--- Begin Information supplied ---
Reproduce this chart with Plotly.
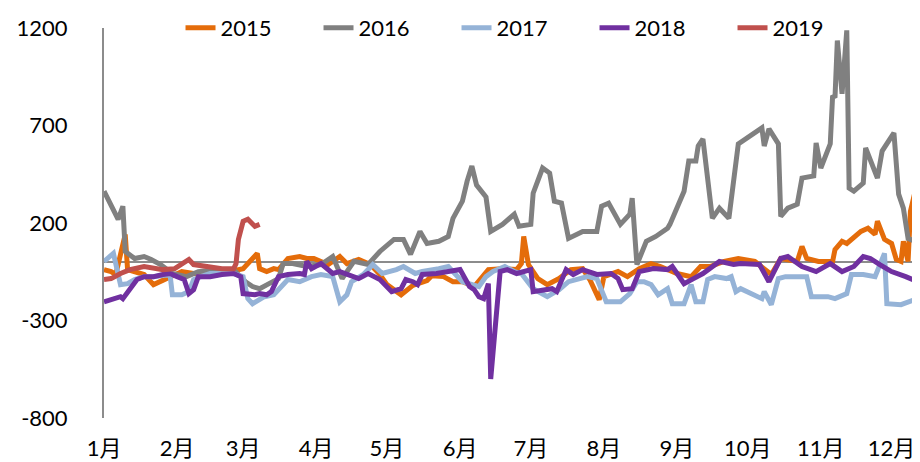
import plotly.graph_objects as go
import pandas as pd

# day-of-year offsets (0 = 1 Jan) and values
days_2015 = [0, 3, 5, 9, 10, 13, 17, 21, 25, 29, 33, 38, 44, 50, 55, 59, 65, 66, 69, 72, 74, 78, 83, 86, 89, 95,
             100, 103, 108, 113, 117, 120, 126, 131, 137, 139, 144, 148, 152, 157, 163, 170, 175, 177, 178, 180, 184,
             188, 193, 198, 203, 206, 210, 212, 218, 222, 227, 232, 236, 243, 249, 253, 257, 263, 269, 276, 283, 287,
             294, 296, 298, 303, 309, 310, 313, 315, 321, 324, 327, 328, 331, 334, 336, 338, 339, 341, 342, 344, 345]
vals_2015 = [-39, -49, -64, 142, -39, -49, -64, -116, -95, -70, -49, -59, -64, -49, -45, -34, 44, -34, -49, -34, -39,
             18, 28, 18, 18, -13, 28, -8, 13, -13, -64, -116, -168, -120, -95, -70, -75, -101, -101, -126, -39, -34,
             -39, -8, 131, -13, -85, -116, -85, -39, -34, -90, -193, -75, -49, -75, -34, -8, -23, -59, -75, -23, -23,
             3, 18, 3, -64, 18, 3, 80, 18, 3, 3, 64, 106, 95, 157, 173, 142, 209, 116, 95, 13, 3, 106, 3, 260, 363, 245]

days_2016 = [0, 6, 8, 9, 13, 17, 20, 24, 29, 35, 40, 47, 55, 60, 63, 66, 70, 74, 76, 80, 86, 92, 97, 101, 106, 112,
             117, 123, 127, 130, 134, 137, 142, 146, 148, 152, 154, 156, 158, 162, 164, 169, 174, 176, 181, 182, 186,
             189, 191, 194, 197, 203, 209, 211, 214, 219, 223, 224, 226, 230, 234, 239, 240, 243, 246, 248, 251, 252,
             254, 258, 261, 265, 269, 279, 280, 282, 286, 287, 290, 294, 296, 301, 302, 304, 308, 309, 310, 311, 313,
             315, 316, 318, 322, 323, 326, 328, 330, 333, 335, 337, 339, 341, 344, 345]
vals_2016 = [363, 219, 286, 54, 18, 28, 13, -13, -59, -75, -50, -40, -40, -101, -126, -137, -111, -85, -8, -8, -23,
             -13, 28, -85, 3, -13, 54, 116, 116, 39, 157, 95, 106, 131, 224, 312, 415, 492, 394, 333, 157, 193, 245,
             183, 193, 353, 482, 456, 312, 302, 121, 157, 157, 286, 302, 193, 245, 327, -13, 106, 131, 173, 193, 276,
             363, 518, 518, 595, 631, 224, 276, 224, 606, 688, 595, 683, 606, 234, 276, 296, 430, 441, 611, 482, 606,
             853, 843, 1136, 863, 1188, 379, 363, 405, 585, 482, 430, 569, 621, 662, 348, 276, 121, 106, -64]

days_2017 = [0, 2, 4, 7, 10, 13, 17, 21, 25, 28, 29, 33, 36, 38, 41, 45, 50, 55, 59, 61, 63, 68, 72, 78, 83, 88, 92,
             97, 100, 103, 105, 110, 114, 118, 124, 127, 132, 135, 142, 146, 152, 156, 159, 162, 165, 170, 174, 177,
             182, 188, 193, 197, 201, 205, 209, 210, 213, 219, 223, 226, 229, 232, 235, 239, 241, 246, 249, 251, 254,
             256, 259, 264, 266, 268, 270, 279, 280, 283, 286, 289, 296, 298, 300, 307, 310, 315, 317, 322, 327, 331,
             332, 338, 345]
vals_2017 = [3, 28, 44, -116, -111, -90, -75, -75, -70, -64, -168, -168, -152, -90, -75, -59, -59, -59, -75, -188,
             -214, -178, -168, -90, -101, -75, -64, -75, -204, -168, -101, -64, -13, -59, -39, -23, -59, -49, -34,
             -23, -101, -116, -126, -75, -49, -23, -49, -59, -137, -178, -142, -101, -85, -75, -85, -116, -204, -204,
             -162, -101, -101, -116, -168, -137, -214, -214, -116, -204, -204, -90, -75, -85, -75, -152, -137, -188,
             -152, -219, -85, -75, -75, -75, -178, -178, -188, -162, -64, -64, -75, 44, -214, -219, -188]

days_2018 = [0, 7, 8, 13, 14, 17, 21, 25, 28, 31, 34, 36, 38, 40, 45, 50, 55, 58, 59, 64, 66, 69, 71, 74, 78, 83, 85,
             86, 88, 92, 97, 100, 108, 112, 117, 122, 126, 128, 131, 133, 135, 141, 147, 151, 155, 157, 159, 161, 163,
             164, 168, 171, 175, 181, 182, 186, 190, 192, 196, 199, 203, 209, 215, 218, 220, 224, 227, 233, 239, 241,
             246, 250, 254, 261, 267, 270, 278, 282, 287, 290, 296, 302, 308, 313, 318, 322, 325, 329, 334, 340, 345]
vals_2018 = [-204, -178, -188, -111, -90, -75, -75, -64, -59, -75, -90, -162, -142, -75, -75, -64, -59, -75, -162,
             -168, -162, -168, -152, -75, -64, -59, -64, 3, -34, -8, -59, -49, -85, -59, -90, -152, -137, -90, -101,
             -116, -64, -59, -49, -39, -126, -142, -178, -188, -111, -600, -49, -39, -59, -39, -152, -142, -137, -152,
             -39, -64, -39, -64, -59, -85, -142, -137, -49, -34, -39, -23, -111, -85, -59, 3, -13, -8, -13, -101, 18,
             28, -23, -49, -8, -49, -23, 28, 18, -13, -49, -75, -101]

days_2019 = [0, 3, 7, 11, 17, 21, 25, 30, 33, 36, 38, 44, 50, 55, 56, 57, 59, 61, 63, 64, 66]
vals_2019 = [-90, -85, -59, -39, -23, -34, -39, -34, -13, 13, -13, -23, -34, -34, -8, 116, 209, 219, 198, 183, 193]

month_starts = ["2019-01-01", "2019-02-01", "2019-03-01", "2019-04-01", "2019-05-01", "2019-06-01",
                "2019-07-01", "2019-08-01", "2019-09-01", "2019-10-01", "2019-11-01", "2019-12-01"]
month_labels = ["1月", "2月", "3月", "4月", "5月", "6月", "7月", "8月", "9月", "10月", "11月", "12月"]
y_ticks = [-800, -300, 200, 700, 1200]
y_tick_labels = ["-800", "-300", "200", "700", "1200"]

series = [
    ("2015", days_2015, vals_2015, "#E46C0A"),
    ("2016", days_2016, vals_2016, "#808080"),
    ("2017", days_2017, vals_2017, "#95B3D7"),
    ("2018", days_2018, vals_2018, "#7030A0"),
    ("2019", days_2019, vals_2019, "#C0504D"),
]

base = pd.Timestamp("2019-01-01")
fig = go.Figure()
for name, d, v, c in series:
    x = [base + pd.Timedelta(days=k) for k in d]
    fig.add_trace(go.Scatter(x=x, y=v, mode="lines", name=name,
                             line=dict(color=c, width=5)))

# the page body adds an 8px offset, so the figure is 8px smaller than the window
font_fam = "Lato, 'Noto Sans CJK SC', sans-serif"
fig.update_layout(
    width=912, height=454,
    margin=dict(l=96, r=2, t=20, b=44, autoexpand=False),
    paper_bgcolor="white", plot_bgcolor="white",
    font=dict(family=font_fam, size=22, color="black"),
    showlegend=True,
    legend=dict(orientation="h", x=0.094, xanchor="left", y=1.0, yanchor="middle",
                bgcolor="rgba(0,0,0,0)", font=dict(size=22),
                entrywidth=93, entrywidthmode="pixels", tracegroupgap=0),
    xaxis=dict(range=["2019-01-01", "2019-12-12 05:00"], tickvals=month_starts, ticktext=month_labels,
               showgrid=False, showline=False, zeroline=False, ticks="", ticklabelstandoff=15,
               automargin=False),
    yaxis=dict(range=[-800, 1200], tickvals=y_ticks, ticktext=y_tick_labels, showgrid=False, zeroline=True,
               zerolinecolor="#8C8C8C", zerolinewidth=2, showline=True, linecolor="#8C8C8C",
               linewidth=2, ticks="", ticklabelstandoff=30, automargin=False),
)
fig.write_html("out.html")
--- End Information supplied ---
◆ **Aim of the exercise**:
From the first line above down to the line with "260, 363, 245]", reproduce every line and no others, omitting pictures.

◆ **Correct answer**:
Reproduce this chart with Plotly.
import plotly.graph_objects as go
import pandas as pd

# day-of-year offsets (0 = 1 Jan) and values
days_2015 = [0, 3, 5, 9, 10, 13, 17, 21, 25, 29, 33, 38, 44, 50, 55, 59, 65, 66, 69, 72, 74, 78, 83, 86, 89, 95,
             100, 103, 108, 113, 117, 120, 126, 131, 137, 139, 144, 148, 152, 157, 163, 170, 175, 177, 178, 180, 184,
             188, 193, 198, 203, 206, 210, 212, 218, 222, 227, 232, 236, 243, 249, 253, 257, 263, 269, 276, 283, 287,
             294, 296, 298, 303, 309, 310, 313, 315, 321, 324, 327, 328, 331, 334, 336, 338, 339, 341, 342, 344, 345]
vals_2015 = [-39, -49, -64, 142, -39, -49, -64, -116, -95, -70, -49, -59, -64, -49, -45, -34, 44, -34, -49, -34, -39,
             18, 28, 18, 18, -13, 28, -8, 13, -13, -64, -116, -168, -120, -95, -70, -75, -101, -101, -126, -39, -34,
             -39, -8, 131, -13, -85, -116, -85, -39, -34, -90, -193, -75, -49, -75, -34, -8, -23, -59, -75, -23, -23,
             3, 18, 3, -64, 18, 3, 80, 18, 3, 3, 64, 106, 95, 157, 173, 142, 209, 116, 95, 13, 3, 106, 3, 260, 363, 245]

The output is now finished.